Gov. Charlie Baker is filing legislation to give cities and towns more flexibility in responding to the coronavirus pandemic, including a measure to allow restaurants in the state to sell beer and wine with take out meals and delivery during the shutdown.

“There’s no question that these are challenging and unprecedented times,” Baker said during an update held in Gardner Auditorium at the State House. “I know the people of this great Commonwealth will meet this challenge as we always have – head on.”

Baker also announced that 10 additional labs are up and running in the effort to read results from coronavirus tests collected in Massachusetts, including Beth Israel Deaconess, the Mayo Clinic, Partners Health Care and Tufts and others. The newly added lab capacity is in addition to work done at the state lab, Quest Diagnostics and LabCorp.

“This is big progress from where we were even a week ago,” Baker said. “I also want to remind folks that as the number of tests we do in Massachusetts goes up, we will expect the number of cases, the number of positive tests to go up as well.”

There have now been almost 9,000 tests completed in Massachusetts, which is up from around 6,000 on Sunday. The state’s Coronavirus Command Center will continue to expand testing capacity, Baker said.

The Department of Public Health has made 89 deliveries of equipment supplies from the strategic national stockpile to healthcare facilities across Massachusetts, Baker said. The state agency has received several shipments from the stockpile, totaling over 750,000 items including masks, face shields, gowns and protective gloves. The Massachusetts Emergency Management Agency began distributing supplies Monday to at least 15 locations including fire, police and first responders.

Lt. Gov. Karyn Polito said the legislative package would allow local government flexibility to respond to coronavirus by modifying local permitting processes, enabling municipalities to extend tax and finance deadlines and extending educational requirement deadlines.

“We have two problems. One is we have this public health threat that is enormous and deadly and right in front of us and at the same time we have actions that we are taking – and we admit this – to respond to this public health threat that is creating profound, unprecedented economic dislocation,” Baker said. “And that is why in some respects its so important for us to focus on what we need to do to limit the spread.”

Baker also announced a new text alert system in an effort to inform members of the public about #COVID19 via up-to-date alerts about the #coronavirus sent to their phones. Text COVIDMA to 888-777 to sign up.
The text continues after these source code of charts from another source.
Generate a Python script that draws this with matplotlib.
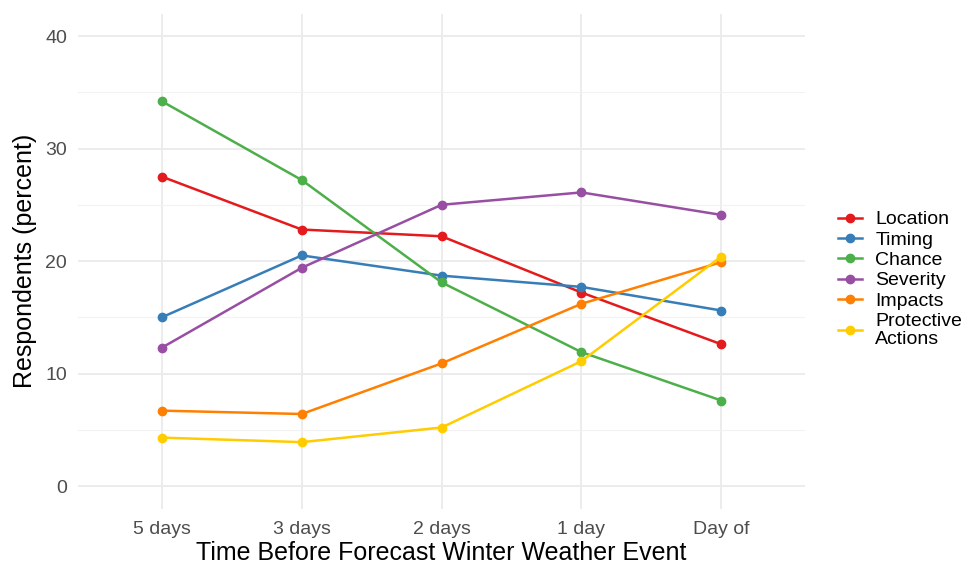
import numpy as np
import matplotlib.pyplot as plt
from matplotlib.lines import Line2D

plt.rcParams['font.family'] = ['Liberation Sans', 'DejaVu Sans']

# data
periods = ["5 days", "3 days", "2 days", "1 day", "Day of"]
location = [27.5, 22.8, 22.2, 17.2, 12.6]
timing = [15.0, 20.5, 18.7, 17.7, 15.6]
chance = [34.2, 27.2, 18.1, 11.9, 7.6]
severity = [12.3, 19.4, 25.0, 26.1, 24.1]
impacts = [6.7, 6.4, 10.9, 16.2, 19.9]
protective = [4.3, 3.9, 5.2, 11.1, 20.4]

series_names = ["Location", "Timing", "Chance", "Severity", "Impacts", "Protective\nActions"]
series_vals = [location, timing, chance, severity, impacts, protective]
colors = ["#e41a1c", "#377eb8", "#4daf4a", "#984ea3", "#ff7f00", "#ffcc00"]

fig = plt.figure(figsize=(9.69, 5.65), dpi=100)
ax = fig.add_axes([0.0805, 0.1, 0.7505, 0.876])

x = np.arange(len(periods))
for name, vals, c in zip(series_names, series_vals, colors):
    ax.plot(x, vals, color=c, lw=1.8, marker="o", ms=6, label=name, zorder=3)

ax.set_xlim(-0.6, 4.6)
ax.set_ylim(-2, 42)
ax.set_xticks(x)
ax.set_xticklabels(periods)
ax.set_yticks([0, 10, 20, 30, 40])
ax.set_yticks([5, 15, 25, 35], minor=True)

ax.grid(True, which="major", color="#ebebeb", lw=1.3, zorder=0)
ax.grid(True, which="minor", axis="y", color="#f2f2f2", lw=0.8, zorder=0)
for s in ax.spines.values():
    s.set_visible(False)
ax.tick_params(which="both", length=0, labelsize=14, labelcolor="#4d4d4d")
ax.tick_params(axis="x", pad=9)
ax.tick_params(axis="y", pad=8)

ax.set_xlabel("Time Before Forecast Winter Weather Event", fontsize=18, labelpad=2)
ax.set_ylabel("Respondents (percent)", fontsize=18, labelpad=6)

handles = [Line2D([0], [0], color=c, lw=1.8, marker="o", ms=6) for c in colors]
leg = fig.legend(handles, series_names, loc="center left", bbox_to_anchor=(0.857, 0.505),
                 frameon=False, fontsize=14, handlelength=1.2, handletextpad=0.7,
                 labelspacing=0.14, borderaxespad=0)
leg.get_texts()[-1].set_linespacing(1.15)

fig.savefig("out.png", dpi=100, facecolor="white")
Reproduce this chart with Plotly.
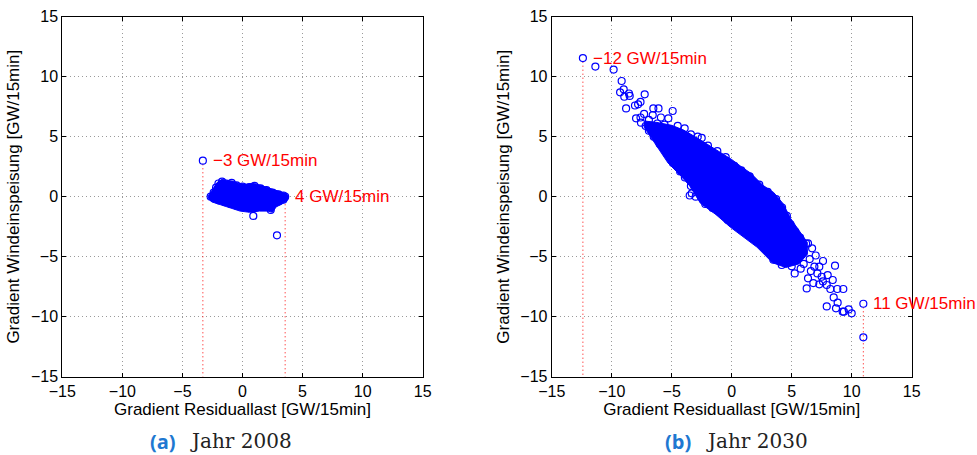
import plotly.graph_objects as go

# ---------------- data ----------------
# (a) Jahr 2008 -- dense core outline and individual points
core08_x = [-2.85, -2.6, -2.35, -2.1, -1.7, -1.3, -0.8, -0.3, 0.3, 1.0, 1.5, 2.2, 2.9, 3.5, 3.85,
            3.75, 3.3, 2.8, 2.5, 2.1, 1.4, 0.6, -0.2, -1.0, -1.8, -2.5, -2.8]
core08_y = [0.05, 0.45, 0.85, 1.2, 1.45, 1.35, 1.3, 1.1, 1.05, 1.1, 0.95, 0.7, 0.45, 0.3, 0.05,
            -0.3, -0.6, -0.85, -1.3, -1.2, -1.2, -1.3, -1.2, -0.95, -0.7, -0.45, -0.2]
pts08_x = [-2.65, -2.4, -2.2, -2.0, -1.7, -1.35, -0.9, -0.5, 0.0, 0.6, 1.0, 1.5, 2.0, 2.5, 3.0, 3.4,
           3.55, 3.4, 3.0, 2.35, 2.0, 1.5, 1.0, 0.5, 0.0, -0.5, -1.0, -1.5, -2.0, -2.4,
           0.9, 2.87, -3.3]
pts08_y = [0.0, 0.35, 0.75, 1.1, 1.25, 1.1, 1.15, 0.95, 0.85, 0.8, 0.9, 0.7, 0.55, 0.35, 0.2, 0.1,
           0.0, -0.25, -0.4, -1.1, -0.85, -0.85, -0.95, -0.95, -0.85, -0.75, -0.6, -0.45, -0.3, -0.15,
           -1.6, -3.22, 3.0]

# (b) Jahr 2030
core30_x = [-7.2, -6.3, -5.0, -4.0, -2.8, -1.5, 0.0, 0.8, 1.6, 2.6, 3.5, 4.3, 4.9, 5.6, 6.3,
            6.3, 5.6, 4.5, 3.4, 2.1, 0.9, -0.1, -1.3, -2.6, -3.5, -4.3, -5.3, -6.2, -6.9, -7.3]
core30_y = [6.3, 6.2, 5.95, 5.55, 4.85, 4.05, 3.1, 2.5, 1.95, 0.95, 0.35, -0.6, -1.8, -2.8, -3.8,
            -4.8, -5.6, -5.9, -5.5, -4.2, -3.3, -2.55, -1.5, -0.55, 0.9, 1.8, 2.8, 4.1, 5.2, 5.8]
pts30_x = [-12.4, -11.36, -9.84, -9.17, -9.3, -9.0, -8.95, -8.56, -8.5, -7.25, -8.8, -8.06, -7.8,
           -7.6, -7.97, -7.56, -7.17, -6.53, -6.1, -4.92, -5.28, -5.9, -6.58, -7.3, -6.9, -7.6,
           -6.2, -3.92, -2.83, -1.98, 0.22, -4.5, -5.6, -3.4, -2.5, -1.2, -0.5, 0.8, 1.5, 2.3,
           3.0, 3.7, 4.2, 4.6, 4.9, 5.3, 5.7, 6.2, 6.36, 6.0,
           -6.9, -6.5, -6.0, -5.4, -4.9, -4.3, -3.9, -3.4, -3.33, -3.5, -3.0, -2.42, -2.2, -1.6,
           -1.0, -0.33, 0.3, 1.0, 1.8, 2.5, 3.0, 3.5, 4.17, 3.47, 4.7,
           6.25, 7.61, 6.89, 7.3, 8.61, 8.0, 8.42, 7.92, 8.22, 8.8, 9.3, 8.5, 8.83, 8.69, 7.92,
           9.25, 9.35, 9.75, 10.0, 10.97, 10.97, 7.14, 7.5, 7.6, 6.8, 6.36, 5.25, 5.75, 6.5, 7.0,
           6.7, 6.0, 5.0, 6.6, 7.3, 5.5]
pts30_y = [11.55, 10.84, 10.59, 9.64, 8.7, 8.95, 8.33, 8.6, 8.4, 8.53, 7.36, 7.6, 7.7,
           7.9, 6.53, 6.17, 5.89, 7.36, 7.36, 7.14, 6.53, 6.6, 6.8, 6.9, 6.4, 6.6,
           6.1, 5.7, 5.0, 4.25, 2.58, 5.9, 6.0, 5.2, 4.9, 3.8, 3.3, 2.2, 1.7, 1.0,
           0.4, -0.2, -0.9, -1.6, -2.3, -2.9, -3.4, -3.9, -3.89, -4.6,
           5.5, 5.0, 4.4, 3.6, 2.8, 2.1, 1.6, 0.9, 0.28, 0.1, 0.0, -0.19, -0.6, -0.95,
           -1.3, -1.94, -2.3, -2.8, -3.4, -4.0, -4.5, -5.1, -5.69, -5.25, -5.4,
           -7.64, -5.36, -5.83, -5.83, -5.75, -6.53, -6.94, -7.36, -7.69, -7.69, -7.69, -8.39, -8.83, -9.3, -9.14,
           -9.58, -9.58, -9.39, -9.72, -8.92, -11.72, -6.39, -6.67, -7.06, -7.2, -6.8, -6.39, -6.0, -5.2, -4.9,
           -4.3, -5.6, -5.8, -6.2, -7.3, -4.8]

# extreme-value markers (dotted red lines) and their labels
ext08_x = [-3.3, 3.55]
ext08_ytop = [3.0, 0.0]
ext08_lbl = ["\u22123 GW/15min", "4 GW/15min"]
lbl08_pos = [(-2.6, 3.0), (4.2, 0.0)]
ext30_x = [-12.4, 10.97]
ext30_ytop = [11.55, -8.92]
ext30_lbl = ["\u221212 GW/15min", "11 GW/15min"]
lbl30_pos = [(-11.7, 11.55), (11.6, -8.92)]

tick_vals = [-15, -10, -5, 0, 5, 10, 15]
tick_text = ["\u221215", "\u221210", "\u22125", "0", "5", "10", "15"]
captions = [("(a)", "Jahr 2008"), ("(b)", "Jahr 2030")]

BLUE = "#0000ff"
RED = "#ff0000"
W, H = 977, 455

fig = go.Figure()

def add_panel(xa, ya, core_x, core_y, px, py, ex, ey, lbls, lpos):
    # dotted red vertical lines
    for x0, y0 in zip(ex, ey):
        fig.add_trace(go.Scatter(x=[x0, x0], y=[y0 - 0.3, -15], mode="lines",
                                 line=dict(color=RED, width=1, dash="1px,3px"),
                                 xaxis=xa, yaxis=ya, hoverinfo="skip", showlegend=False))
    # dense core
    fig.add_trace(go.Scatter(x=core_x + [core_x[0]], y=core_y + [core_y[0]], mode="lines",
                             fill="toself", fillcolor=BLUE, line=dict(color=BLUE, width=1),
                             xaxis=xa, yaxis=ya, hoverinfo="skip", showlegend=False))
    # individual points
    fig.add_trace(go.Scatter(x=px, y=py, mode="markers",
                             marker=dict(symbol="circle-open", size=7, color=BLUE,
                                         line=dict(width=1.2, color=BLUE)),
                             xaxis=xa, yaxis=ya, showlegend=False))
    for t, (lx, ly) in zip(lbls, lpos):
        fig.add_annotation(x=lx, y=ly, xref=xa, yref=ya, text=t, showarrow=False,
                           xanchor="left", yanchor="middle",
                           font=dict(family="Liberation Sans, Arial", size=17, color=RED))

add_panel("x", "y", core08_x, core08_y, pts08_x, pts08_y, ext08_x, ext08_ytop, ext08_lbl, lbl08_pos)
add_panel("x2", "y2", core30_x, core30_y, pts30_x, pts30_y, ext30_x, ext30_ytop, ext30_lbl, lbl30_pos)

ydom = [1 - 376.7 / H, 1 - 16.7 / H]
axis_common = dict(range=[-15, 15], tickvals=tick_vals, ticktext=tick_text,
                   showline=True, linecolor="black", linewidth=1, mirror="ticks",
                   ticks="inside", ticklen=4, tickcolor="black", automargin=False,
                   showgrid=True, gridcolor="#9a9a9a", gridwidth=1, griddash="1px,3px",
                   zeroline=False,
                   tickfont=dict(family="Liberation Sans, Arial", size=16, color="black"))
xt = dict(text="Gradient Residuallast [GW/15min]",
          font=dict(family="Liberation Sans, Arial", size=17, color="black"), standoff=2)
yt = dict(text="Gradient Windeinspeisung [GW/15min]",
          font=dict(family="Liberation Sans, Arial", size=17, color="black"), standoff=6)

fig.update_layout(
    width=W, height=H, margin=dict(l=0, r=0, t=0, b=0, autoexpand=False),
    paper_bgcolor="white", plot_bgcolor="white", showlegend=False,
    xaxis=dict(domain=[62.3 / W, 422.7 / W], anchor="y", title=xt, **axis_common),
    yaxis=dict(domain=ydom, anchor="x", title=yt, **axis_common),
    xaxis2=dict(domain=[551.7 / W, 911.7 / W], anchor="y2", title=xt, **axis_common),
    yaxis2=dict(domain=ydom, anchor="x2", title=yt, **axis_common),
)

cap_y = 1 - 441 / H
cap_pos = [(148, 188), (663, 704)]
for (lab, txt), (xa, xb) in zip(captions, cap_pos):
    fig.add_annotation(x=xa / W, y=cap_y, xref="paper", yref="paper", text="<b>" + lab + "</b>",
                       showarrow=False, xanchor="left", yanchor="middle",
                       font=dict(family="Open Sans", size=20, color="#1f78d1"))
    fig.add_annotation(x=xb / W, y=cap_y, xref="paper", yref="paper", text=txt,
                       showarrow=False, xanchor="left", yanchor="middle",
                       font=dict(family="DejaVu Serif", size=20, color="#222222"))

fig.write_html("out.html")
Other news from the press conference includes:

  • Baker is in conversation with the Legislature to help homeowners and renters and hopes to reach an agreement, “if not this week certainly early next week.” But urged the federal government to move on the issue because inaction at the national level makes it difficult for states to respond.
  • Baker is working with the Attorney General’s office to create guidance for grocery stores with respect to social distancing protocols, though he noted many stores have implemented their own.
  • The state is processing “thousands and thousands and thousands and thousands” of applications for unemployment benefits at a volume that would have caused the system to crash had they not updated their software a couple of years ago, according to Baker. Hard numbers are typically released at the end of the month, he said.
  • Baker warned young people that, “this is not something to quibble about,” and just because youths may not feel symptoms of the virus, they could be a carrier and deliver it to somebody they care about.